The state is relatively well off but remains weak on job growth as AI exerts a major influence on the labor market, according to experts.
Connecticut is “the Switzerland of the U.S.” with its high income levels, low unemployment rate and globally competitive industries, but its job market is limited, particularly for college graduates, said Michael McDonald, associate professor of finance at Fairfield University.
“It’s very hard if you’re a young person to remain in Connecticut,” he said. “It tends to be a market and an area that is primarily appealing to affluent people who’ve already kind of achieved their initial level of success in their career.”
Connecticut’s unemployment rate was 3.8% at the end of August, according to the U.S. Bureau of Labor Statistics.

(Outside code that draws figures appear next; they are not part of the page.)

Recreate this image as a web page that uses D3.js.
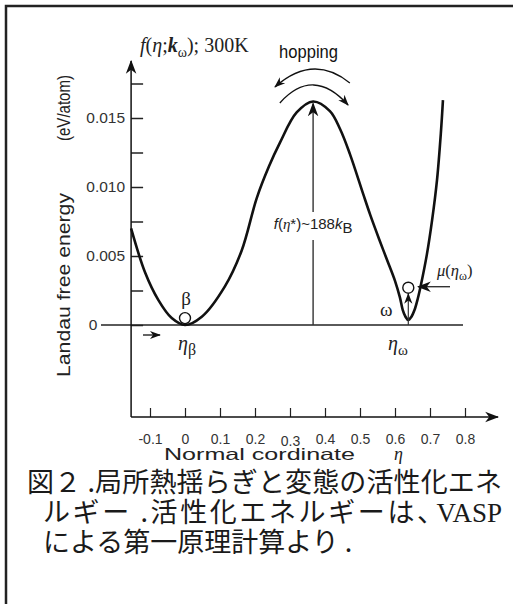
<!DOCTYPE html>
<html>
<head>
<meta charset="utf-8">
<script src="https://cdn.jsdelivr.net/npm/d3@7"></script>
<style>
  body { margin: 0; background: #fff; }
  svg { display: block; }
  .sans { font-family: "Liberation Sans", Arial, sans-serif; }
  .serif { font-family: "Liberation Serif", "Times New Roman", serif; }
  .jp { font-family: "Noto Sans CJK JP", sans-serif; }
</style>
</head>
<body>
<svg id="svg"></svg>
<script>
let width = 513, height = 604;

// landau free energy curve
let eta    = [-0.154, -0.114, -0.076, -0.038, 0, 0.048, 0.114, 0.162, 0.205, 0.24, 0.271, 0.319, 0.366, 0.414, 0.443, 0.471, 0.509, 0.529, 0.555, 0.576, 0.6, 0.614, 0.622, 0.63, 0.638, 0.647, 0.656, 0.665, 0.674, 0.691, 0.706, 0.72, 0.731, 0.737];
let energy = [0.0070, 0.0038, 0.0018, 0.0005, 0, 0.0006, 0.0028, 0.0054, 0.0092, 0.0115, 0.0132, 0.0154, 0.0162, 0.0155, 0.0142, 0.0124, 0.0095, 0.0080, 0.0062, 0.0048, 0.0032, 0.0020, 0.0011, 0.0006, 0.00036, 0.0006, 0.0011, 0.0019, 0.0029, 0.0051, 0.0076, 0.0105, 0.0139, 0.0163];

let xTicks = [-0.1, 0, 0.1, 0.2, 0.3, 0.4, 0.5, 0.6, 0.7, 0.8];
let xTickLabels = ["-0.1", "0", "0.1", "0.2", "0.3", "0.4", "0.5", "0.6", "0.7", "0.8"];
let yTicks = [0, 0.0025, 0.005, 0.0075, 0.010, 0.0125, 0.015, 0.0175];
let yTickLabels = {"0.005": "0.005", "0.01": "0.010", "0.015": "0.015"};

let etaBeta = 0, etaOmega = 0.638, etaStar = 0.366, fStar = 0.0162;
let muOmega = 0.0027;

let captionLines = ["図２ .局所熱揺らぎと変態の活性化エネ", "ルギー .活性化エネルギーは、", "による第一原理計算より ."];

let svg = d3.select("#svg").attr("width", width).attr("height", height);

let xScale = d3.scaleLinear().domain([0, 0.8]).range([185, 465]);
let yScale = d3.scaleLinear().domain([0, 0.015]).range([325, 118]);
let x0 = xScale(-0.154), yBase = 417;

// arrow heads
let defs = svg.append("defs");
function marker(id, size) {
    defs.append("marker").attr("id", id)
        .attr("viewBox", "0 -5 12 10").attr("refX", 11).attr("refY", 0)
        .attr("markerWidth", size).attr("markerHeight", size)
        .attr("markerUnits", "userSpaceOnUse")
        .attr("orient", "auto")
        .append("path").attr("d", "M0,-4.5L12,0L0,4.5L3.5,0Z").attr("fill", "#111");
}
marker("arr", 14);
marker("arrS", 11);

// frame
svg.append("path").attr("d", `M6,${height}V6H${width}`)
    .attr("fill", "none").attr("stroke", "#222").attr("stroke-width", 2.5);

// zero line
svg.append("line")
    .attr("x1", 101).attr("x2", 463)
    .attr("y1", yScale(0)).attr("y2", yScale(0))
    .attr("stroke", "#5a5a5a").attr("stroke-width", 2);

// y axis
let yAxis = svg.append("g").attr("transform", `translate(${x0},0)`)
    .call(d3.axisLeft(yScale).tickValues(yTicks).tickSizeInner(-12).tickSizeOuter(0).tickPadding(6)
        .tickFormat(d => yTickLabels[String(+d.toFixed(4))] || ""));
yAxis.select(".domain").remove();
yAxis.selectAll(".tick line").attr("stroke", "#222").attr("stroke-width", 1.5);
yAxis.selectAll(".tick text").attr("class", "sans").attr("font-size", 15.5).attr("fill", "#333");
svg.append("line").attr("x1", x0).attr("x2", x0).attr("y1", yBase).attr("y2", 61)
    .attr("stroke", "#111").attr("stroke-width", 1.5).attr("marker-end", "url(#arr)");
svg.append("text").attr("class", "sans").attr("x", 93).attr("y", yScale(0)).attr("dy", "0.35em")
    .attr("text-anchor", "middle").attr("font-size", 15.5).attr("fill", "#333").text("0");

// x axis
let xAxis = svg.append("g").attr("transform", `translate(0,${yBase})`)
    .call(d3.axisBottom(xScale).tickValues(xTicks).tickSizeInner(-9).tickSizeOuter(0).tickPadding(23)
        .tickFormat((d, i) => xTickLabels[i]));
xAxis.select(".domain").remove();
xAxis.selectAll(".tick line").attr("stroke", "#222").attr("stroke-width", 1.2);
xAxis.selectAll(".tick text").attr("class", "sans").attr("font-size", 14).attr("fill", "#333")
    .attr("dy", (d) => d === 0.3 ? "0.4em" : "0.25em");
svg.append("line").attr("x1", x0).attr("x2", 498).attr("y1", yBase).attr("y2", yBase)
    .attr("stroke", "#111").attr("stroke-width", 1.5).attr("marker-end", "url(#arr)");

// axis titles
svg.append("text").attr("class", "sans").attr("transform", "translate(70,377) rotate(-90)")
    .attr("font-size", 18).attr("fill", "#222").attr("textLength", 184).attr("lengthAdjust", "spacingAndGlyphs")
    .text("Landau free energy");
svg.append("text").attr("class", "sans").attr("transform", "translate(70,141) rotate(-90)")
    .attr("font-size", 18).attr("fill", "#222").attr("textLength", 66).attr("lengthAdjust", "spacingAndGlyphs")
    .text("(eV/atom)");
svg.append("text").attr("class", "sans").attr("x", 164).attr("y", 460)
    .attr("font-size", 16.5).attr("fill", "#222").attr("textLength", 191).attr("lengthAdjust", "spacingAndGlyphs")
    .text("Normal cordinate");
svg.append("text").attr("class", "serif").attr("x", 394).attr("y", 460)
    .attr("font-size", 18).attr("font-style", "italic").attr("fill", "#222").text("η");

// curve
let pts = eta.map((e, i) => [e, energy[i]]);
svg.append("path").datum(pts)
    .attr("d", d3.line().x(d => xScale(d[0])).y(d => yScale(d[1])).curve(d3.curveCatmullRom.alpha(0.5)))
    .attr("fill", "none").attr("stroke", "#111").attr("stroke-width", 2.6).attr("stroke-linejoin", "round");

// barrier line with label break
let xs = xScale(etaStar);
svg.append("line").attr("x1", xs).attr("x2", xs).attr("y1", 212).attr("y2", yScale(fStar) + 2)
    .attr("stroke", "#333").attr("stroke-width", 1.4).attr("marker-end", "url(#arr)");
svg.append("line").attr("x1", xs).attr("x2", xs).attr("y1", 240).attr("y2", yScale(0))
    .attr("stroke", "#333").attr("stroke-width", 1.4);
let fl = svg.append("text").attr("class", "sans").attr("x", xs).attr("y", 229)
    .attr("text-anchor", "middle").attr("font-size", 15).attr("fill", "#222");
fl.append("tspan").attr("font-style", "italic").text("f");
fl.append("tspan").text("(");
fl.append("tspan").attr("font-style", "italic").attr("class", "serif").text("η");
fl.append("tspan").text("*)~188");
fl.append("tspan").attr("font-style", "italic").text("k");
fl.append("tspan").attr("dy", 4).attr("font-size", 15).text("B");

// hopping arrows
let arcUp = d3.path();
arcUp.moveTo(xScale(0.471), yScale(0.01754));
arcUp.quadraticCurveTo(xs, yScale(0.0197), xScale(0.257), yScale(0.01725));
svg.append("path").attr("d", arcUp.toString()).attr("fill", "none")
    .attr("stroke", "#111").attr("stroke-width", 1.3).attr("marker-end", "url(#arrS)");
let arcDn = d3.path();
arcDn.moveTo(xScale(0.271), yScale(0.01609));
arcDn.quadraticCurveTo(xs, yScale(0.01877), xScale(0.466), yScale(0.01594));
svg.append("path").attr("d", arcDn.toString()).attr("fill", "none")
    .attr("stroke", "#111").attr("stroke-width", 1.3).attr("marker-end", "url(#arrS)");
svg.append("text").attr("class", "sans").attr("x", 279).attr("y", 58)
    .attr("font-size", 19).attr("fill", "#111").attr("textLength", 59).attr("lengthAdjust", "spacingAndGlyphs")
    .text("hopping");

// top formula
let tf = svg.append("text").attr("class", "serif").attr("x", 140).attr("y", 52)
    .attr("font-size", 20).attr("fill", "#222");
tf.append("tspan").attr("font-style", "italic").text("f");
tf.append("tspan").text("(");
tf.append("tspan").attr("font-style", "italic").text("η");
tf.append("tspan").text(";");
tf.append("tspan").attr("font-style", "italic").attr("font-weight", "bold").text("k");
tf.append("tspan").attr("dy", 5).attr("font-size", 14).text("ω");
tf.append("tspan").attr("dy", -5).text("); 300K");

// beta state
svg.append("circle").attr("cx", xScale(etaBeta)).attr("cy", yScale(0.0005)).attr("r", 5.5)
    .attr("fill", "#fff").attr("stroke", "#111").attr("stroke-width", 1.4);
svg.append("text").attr("class", "serif").attr("x", xScale(etaBeta) + 1).attr("y", 305)
    .attr("text-anchor", "middle").attr("font-size", 19).attr("fill", "#222").text("β");
let eb = svg.append("text").attr("class", "serif").attr("x", 178).attr("y", 350)
    .attr("font-size", 20).attr("fill", "#222");
eb.append("tspan").attr("font-style", "italic").text("η");
eb.append("tspan").attr("dy", 5).attr("font-size", 16).text("β");
svg.append("line").attr("x1", 143).attr("x2", 160).attr("y1", 335).attr("y2", 335)
    .attr("stroke", "#111").attr("stroke-width", 1.3).attr("marker-end", "url(#arrS)");

// omega state
let xo = xScale(etaOmega);
svg.append("line").attr("x1", xo).attr("x2", xo).attr("y1", yScale(0)).attr("y2", yScale(muOmega) + 6)
    .attr("stroke", "#333").attr("stroke-width", 1.2).attr("marker-end", "url(#arrS)");
svg.append("circle").attr("cx", xo).attr("cy", yScale(muOmega)).attr("r", 5.5)
    .attr("fill", "#fff").attr("stroke", "#111").attr("stroke-width", 1.4);
svg.append("text").attr("class", "serif").attr("x", 380).attr("y", 316)
    .attr("font-size", 19).attr("fill", "#222").text("ω");
let eo = svg.append("text").attr("class", "serif").attr("x", 388).attr("y", 350)
    .attr("font-size", 20).attr("fill", "#222");
eo.append("tspan").attr("font-style", "italic").text("η");
eo.append("tspan").attr("dy", 5).attr("font-size", 15).text("ω");
svg.append("line").attr("x1", 450).attr("x2", 418).attr("y1", yScale(muOmega) - 1).attr("y2", yScale(muOmega) - 1)
    .attr("stroke", "#111").attr("stroke-width", 1.2).attr("marker-end", "url(#arr)");
let mu = svg.append("text").attr("class", "serif").attr("x", 437).attr("y", 276)
    .attr("font-size", 16.5).attr("fill", "#222");
mu.append("tspan").attr("font-style", "italic").text("μ");
mu.append("tspan").text("(");
mu.append("tspan").attr("font-style", "italic").text("η");
mu.append("tspan").attr("dy", 4).attr("font-size", 12).text("ω");
mu.append("tspan").attr("dy", -4).text(")");

// caption
let cap = svg.append("g").attr("fill", "#1a1a1a");
cap.append("text").attr("class", "jp").attr("x", 27).attr("y", 492).attr("font-size", 27)
    .attr("textLength", 475).attr("lengthAdjust", "spacing").text(captionLines[0]);
cap.append("text").attr("class", "jp").attr("x", 43).attr("y", 522).attr("font-size", 27)
    .attr("textLength", 401).attr("lengthAdjust", "spacing").text(captionLines[1]);
cap.append("text").attr("class", "serif").attr("x", 502).attr("y", 522).attr("font-size", 27)
    .attr("text-anchor", "end").text("VASP");
cap.append("text").attr("class", "jp").attr("x", 43).attr("y", 552).attr("font-size", 27)
    .text(captionLines[2]);
</script>
</body>
</html>
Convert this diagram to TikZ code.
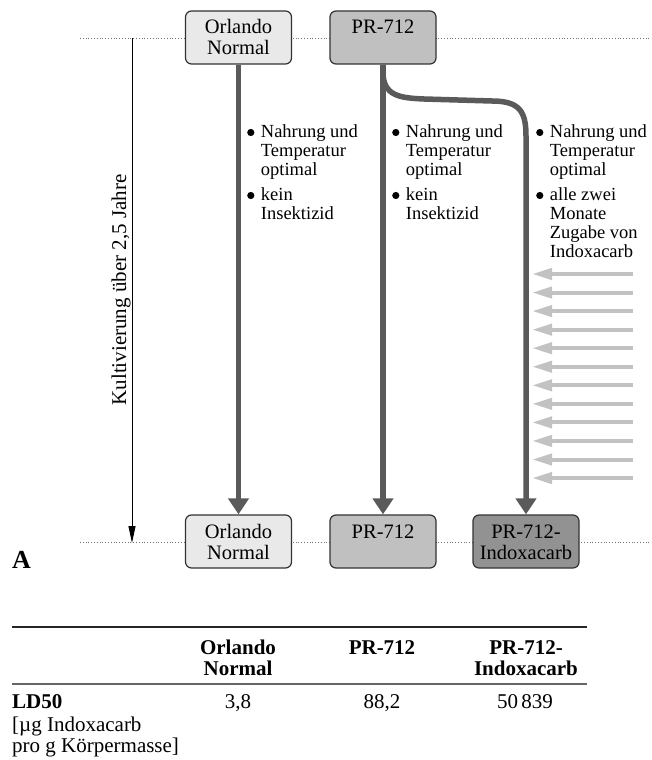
\documentclass[tikz,border=0pt]{standalone}
\usepackage{fontspec}
\setmainfont{Liberation Serif}
\usetikzlibrary{arrows.meta}
\definecolor{darkline}{HTML}{5A5A5A}
\definecolor{lightbox}{HTML}{E9E9E9}
\definecolor{midbox}{HTML}{C0C0C0}
\definecolor{darkbox}{HTML}{929292}
\definecolor{lightarrow}{HTML}{C2C2C2}
\definecolor{boxedge}{HTML}{333333}
\newcommand{\boxfont}{\fontsize{20.5}{21}\selectfont}
\newcommand{\bulfont}{\fontsize{18.5}{19}\selectfont}
\newcommand{\tabfont}{\fontsize{21}{21}\selectfont}
\newcommand{\bigdot}{\tikz[baseline=-5pt]\fill (0,0) circle (3.6pt);}
\tikzset{
  strainbox/.style={draw=boxedge, line width=1.2pt, rounded corners=6pt,
    minimum width=106pt, minimum height=53pt, inner sep=0pt},
  boxlabel/.style={anchor=base, inner sep=0pt, font=\boxfont},
  bullist/.style={anchor=base west, inner sep=0pt, font=\bulfont},
  thickarrow/.style={draw=darkline, line width=5.5pt,
    -{Triangle[length=16pt,width=20pt]}},
  feedarrow/.style={draw=lightarrow, line width=4pt,
    -{Triangle[length=20pt,width=11pt]}},
  guide/.style={draw=black!55, line width=0.8pt, dotted},
  tabtext/.style={inner sep=0pt, font=\tabfont},
}
\begin{document}
\begin{tikzpicture}[x=1pt,y=-1pt]
\useasboundingbox (0,0) rectangle (651,760);
% dotted guides
\coordinate (gl1) at (80,38);
\coordinate (gr1) at (651,38);
\coordinate (gl2) at (80,542);
\coordinate (gr2) at (651,542);
\draw[guide] (gl1) -- (gr1);
\draw[guide] (gl2) -- (gr2);
% time axis
\coordinate (ts) at (132,38);
\coordinate (te) at (132,543);
\draw[line width=1pt, -{Triangle[length=17pt,width=7pt]}] (ts) -- (te);
\node[rotate=90, inner sep=0pt, font=\fontsize{21}{21}\selectfont] (tl) at (121,290) {Kultivierung über 2,5 Jahre};
% boxes top
\node[strainbox, fill=lightbox] (o1) at (238.5,37.5) {};
\node[strainbox, fill=midbox] (p1) at (383,37.5) {};
% boxes bottom
\node[strainbox, fill=lightbox] (o2) at (238.5,541.5) {};
\node[strainbox, fill=midbox] (p2) at (383,541.5) {};
\node[strainbox, fill=darkbox] (i2) at (526,541.5) {};
\node[boxlabel] (o1t) at (238.5,34) {\begin{tabular}[t]{@{}c@{}}Orlando\\Normal\end{tabular}};
\node[boxlabel] (p1t) at (383,34) {PR-712};
\node[boxlabel] (o2t) at (238.5,538) {\begin{tabular}[t]{@{}c@{}}Orlando\\Normal\end{tabular}};
\node[boxlabel] (p2t) at (383,538) {PR-712};
\node[boxlabel] (i2t) at (526,538) {\begin{tabular}[t]{@{}c@{}}PR-712-\\Indoxacarb\end{tabular}};
% thick arrows
\coordinate (c1) at (383,72);
\coordinate (c2) at (424,99);
\coordinate (c3) at (492,101);
\coordinate (c4) at (526,136);
\draw[thickarrow] (o1.south) -- (o2.north);
\draw[thickarrow] (p1.south) -- (p2.north);
\draw[thickarrow] (p1.south) -- (c1) .. controls (383,96) and (400,98) .. (c2)
  -- (c3) .. controls (520,101) and (526,112) .. (c4) -- (i2.north);
% bullet lists
\node[bullist] (l1) at (247,137.5) {\begin{tabular}[t]{@{}l@{\hspace{6.5pt}}l@{}}
\bigdot & Nahrung und\\ & Temperatur\\ & optimal\\[6pt]
\bigdot & kein\\ & Insektizid\end{tabular}};
\node[bullist] (l2) at (392,137.5) {\begin{tabular}[t]{@{}l@{\hspace{6.5pt}}l@{}}
\bigdot & Nahrung und\\ & Temperatur\\ & optimal\\[6pt]
\bigdot & kein\\ & Insektizid\end{tabular}};
\node[bullist] (l3) at (536,137.5) {\begin{tabular}[t]{@{}l@{\hspace{6.5pt}}l@{}}
\bigdot & Nahrung und\\ & Temperatur\\ & optimal\\[6pt]
\bigdot & alle zwei\\ & Monate\\ & Zugabe von\\ & Indoxacarb\end{tabular}};
% feeding arrows
\foreach \i in {0,...,11}{
  \coordinate (fs\i) at (633,274+18.55*\i);
  \coordinate (fe\i) at (532,274+18.55*\i);
  \draw[feedarrow] (fs\i) -- (fe\i);
}
% panel label
\node[anchor=base west, inner sep=0pt, font=\fontsize{26}{26}\selectfont\bfseries] (A) at (12,568) {A};
% table
\coordinate (r1l) at (12,627);
\coordinate (r1r) at (587,627);
\coordinate (r2l) at (12,684);
\coordinate (r2r) at (587,684);
\draw[line width=1.6pt, black!85] (r1l) -- (r1r);
\draw[line width=1.4pt, black!60] (r2l) -- (r2r);
\node[tabtext, anchor=base] (h1) at (238,654) {\bfseries\begin{tabular}[t]{@{}c@{}}Orlando\\Normal\end{tabular}};
\node[tabtext, anchor=base] (h2) at (382,654) {\bfseries PR-712};
\node[tabtext, anchor=base] (h3) at (526,654) {\bfseries\begin{tabular}[t]{@{}c@{}}PR-712-\\Indoxacarb\end{tabular}};
\node[tabtext, anchor=base west] (rl1) at (12,708) {\bfseries LD50};
\node[tabtext, anchor=base west] (rl2) at (12,731) {[µg Indoxacarb};
\node[tabtext, anchor=base west] (rl3) at (12,752) {pro g Körpermasse]};
\node[tabtext, anchor=base] (v1) at (238,708) {3,8};
\node[tabtext, anchor=base] (v2) at (382,708) {88,2};
\node[tabtext, anchor=base] (v3) at (525,708) {50\,839};
\end{tikzpicture}
\end{document}
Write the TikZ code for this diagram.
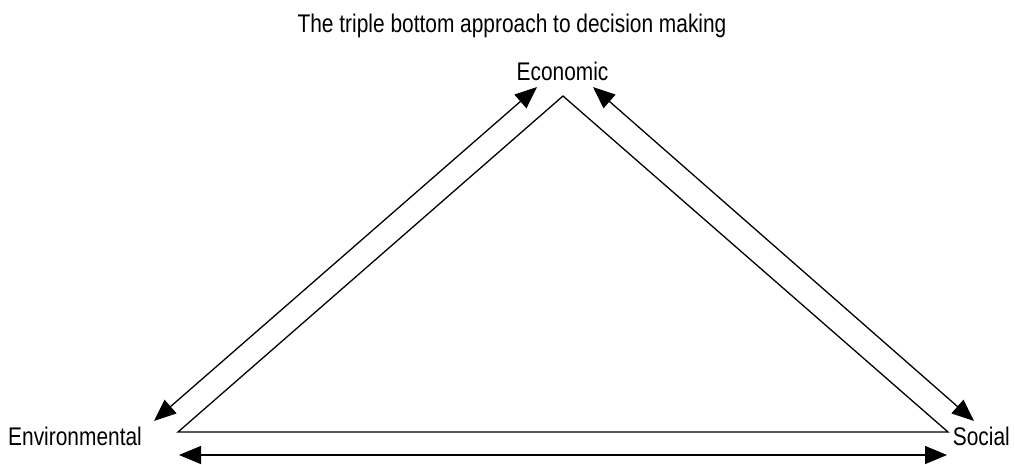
\documentclass[tikz,border=0pt]{standalone}
\usepackage{fontspec}
\setmainfont{Liberation Sans}[FakeStretch=0.82]
\usetikzlibrary{arrows.meta}
\begin{document}
\begin{tikzpicture}[x=1pt,y=-1pt,
  lbl/.style={anchor=base,inner sep=0pt,font=\fontsize{25.5}{30}\selectfont},
  side/.style={line width=1.3pt,line join=miter},
  arr/.style={line width=1.3pt,{Triangle[length=22pt,width=18pt]}-{Triangle[length=22pt,width=18pt]}}]
\useasboundingbox (0,0) rectangle (1015,464);
\node[lbl] (title) at (512,32) {The triple bottom approach to decision making};
\node[lbl] (eco) at (562.5,80) {Economic};
\node[lbl,anchor=base west] (env) at (8,445) {Environmental};
\node[lbl,anchor=base east] (soc) at (1010,445) {Social};
\coordinate (A) at (563,96);
\coordinate (B) at (178,432);
\coordinate (C) at (948,432);
\draw[side] (A) -- (B) -- (C) -- cycle;
\coordinate (l1) at (537,87);
\coordinate (l2) at (154,421);
\coordinate (r1) at (593,87);
\coordinate (r2) at (974,421);
\coordinate (b1) at (179,455);
\coordinate (b2) at (947,455);
\draw[arr] (l1) -- (l2);
\draw[arr] (r1) -- (r2);
\draw[arr] (b1) -- (b2);
\end{tikzpicture}
\end{document}
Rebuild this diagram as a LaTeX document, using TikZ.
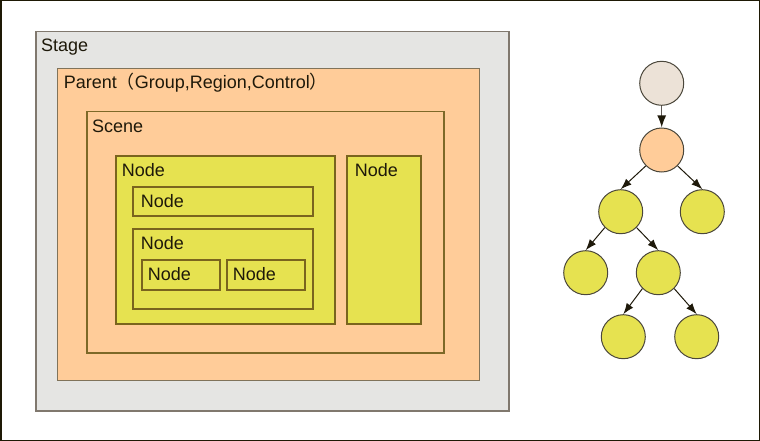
\documentclass[tikz,border=0pt]{standalone}
\usepackage{fontspec}
\setmainfont{Liberation Sans}
\newfontfamily\cjk{Noto Sans CJK JP}
\usetikzlibrary{positioning,arrows.meta}

\definecolor{framedark}{RGB}{30,25,5}
\definecolor{txtdark}{RGB}{30,25,10}
\definecolor{stagefill}{RGB}{229,229,227}
\definecolor{stageline}{RGB}{128,120,110}
\definecolor{parentfill}{RGB}{255,204,153}
\definecolor{parentline}{RGB}{128,115,90}
\definecolor{sceneline}{RGB}{125,105,40}
\definecolor{nodefill}{RGB}{230,226,80}
\definecolor{nodeline}{RGB}{122,100,30}
\definecolor{rootfill}{RGB}{236,226,215}
\definecolor{shaftgray}{RGB}{95,90,85}

\tikzset{
  box/.style={draw, anchor=north west, inner sep=0pt, line width=1.5pt},
  nodebox/.style={box, draw=nodeline, fill=nodefill, line width=1.8pt},
  lbl/.style={anchor=base west, inner sep=0pt, text=txtdark, font=\fontsize{18}{21}\selectfont},
  ball/.style={circle, draw=txtdark!80, line width=1pt, minimum size=44pt, inner sep=0pt, fill=nodefill},
  link/.style={-{Latex[length=11pt,width=8pt]}, draw=txtdark, line width=1pt},
}

\begin{document}
\begin{tikzpicture}[x=1pt,y=-1pt]
	\useasboundingbox (0,0) rectangle (760,441);
	\draw[framedark, line width=1.5pt] (0.75,0.75) rectangle (759.25,440.25);

	% nested containers
	\node[box, draw=stageline, fill=stagefill, minimum width=473pt, minimum height=379pt] (stage) at (35,31) {};
	\node[box, draw=parentline, fill=parentfill, line width=1.2pt, minimum width=422pt, minimum height=312pt] (parent) at (57,68) {};
	\node[box, draw=sceneline, fill=parentfill, minimum width=357pt, minimum height=241pt] (scene) at (86,111) {};
	\node[nodebox, minimum width=219pt, minimum height=168pt] (nodeA) at (115,155) {};
	\node[nodebox, minimum width=74pt, minimum height=168pt] (nodeB) at (346,155) {};
	\node[nodebox, minimum width=180pt, minimum height=29pt] (nodeA1) at (132,186) {};
	\node[nodebox, minimum width=180pt, minimum height=80pt] (nodeA2) at (132,228) {};
	\node[nodebox, minimum width=78pt, minimum height=30pt] (leafL) at (141,259) {};
	\node[nodebox, minimum width=78pt, minimum height=30pt] (leafR) at (226,259) {};

	\node[lbl] (stagelbl) at ([shift={(6,21)}]stage.north west) {Stage};
	\node[lbl] (parentlbl) at ([shift={(6.6,21)}]parent.north west) {Parent{\cjk （}Group,Region,Control{\cjk ）}};
	\node[lbl] (scenelbl) at ([shift={(6,21)}]scene.north west) {Scene};
	\node[lbl] (nodeAlbl) at ([shift={(6.6,21)}]nodeA.north west) {Node};
	\node[lbl] (nodeBlbl) at ([shift={(8.6,21)}]nodeB.north west) {Node};
	\node[lbl] (nodeA1lbl) at ([shift={(8.6,21)}]nodeA1.north west) {Node};
	\node[lbl] (nodeA2lbl) at ([shift={(8.6,21)}]nodeA2.north west) {Node};
	\node[lbl] (leafLlbl) at ([shift={(6.6,21)}]leafL.north west) {Node};
	\node[lbl] (leafRlbl) at ([shift={(6.6,21)}]leafR.north west) {Node};

	% scene graph tree
	\node[ball, fill=rootfill] (root) at (661.7,83.3) {};
	\node[ball, fill=parentfill] (top) at (661.7,150) {};
	\node[ball] (midL) at (620.7,211.7) {};
	\node[ball] (midR) at (702.3,211.7) {};
	\node[ball] (lowL) at (585.7,272.7) {};
	\node[ball] (lowR) at (658.3,272.7) {};
	\node[ball] (botL) at (623.3,336.7) {};
	\node[ball] (botR) at (696.7,336.7) {};

	\draw[link, draw=shaftgray, line width=1.5pt, -{Latex[length=12pt,width=9pt,color=txtdark]}] (root) -- (top);
	\draw[link] (top.south west) -- (midL.north);
	\draw[link] (top.south east) -- (midR.north);
	\draw[link] (midL.south west) -- (lowL.north);
	\draw[link] (midL.south east) -- (lowR.north);
	\draw[link] (lowR.south west) -- (botL.north);
	\draw[link] (lowR.south east) -- (botR.north);
\end{tikzpicture}
\end{document}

McDonald on Monday joined John Traynor, president of Cambridge Wealth Management Trust of Connecticut, for a discussion on “The State of the State” at the 15th annual economic forum held by the Connecticut chapters of the Turnaround Management Association, Association for Corporate Growth, Exit Planning Exchange and National Association of Corporate Directors. The event took place at Fairfield University’s Charles F. Dolan School of Business.
McDonald said the economy of the Northeast — including Connecticut — is “wobbling” amid persistent inflation and at risk of slipping into a recession, citing data from Moody’s.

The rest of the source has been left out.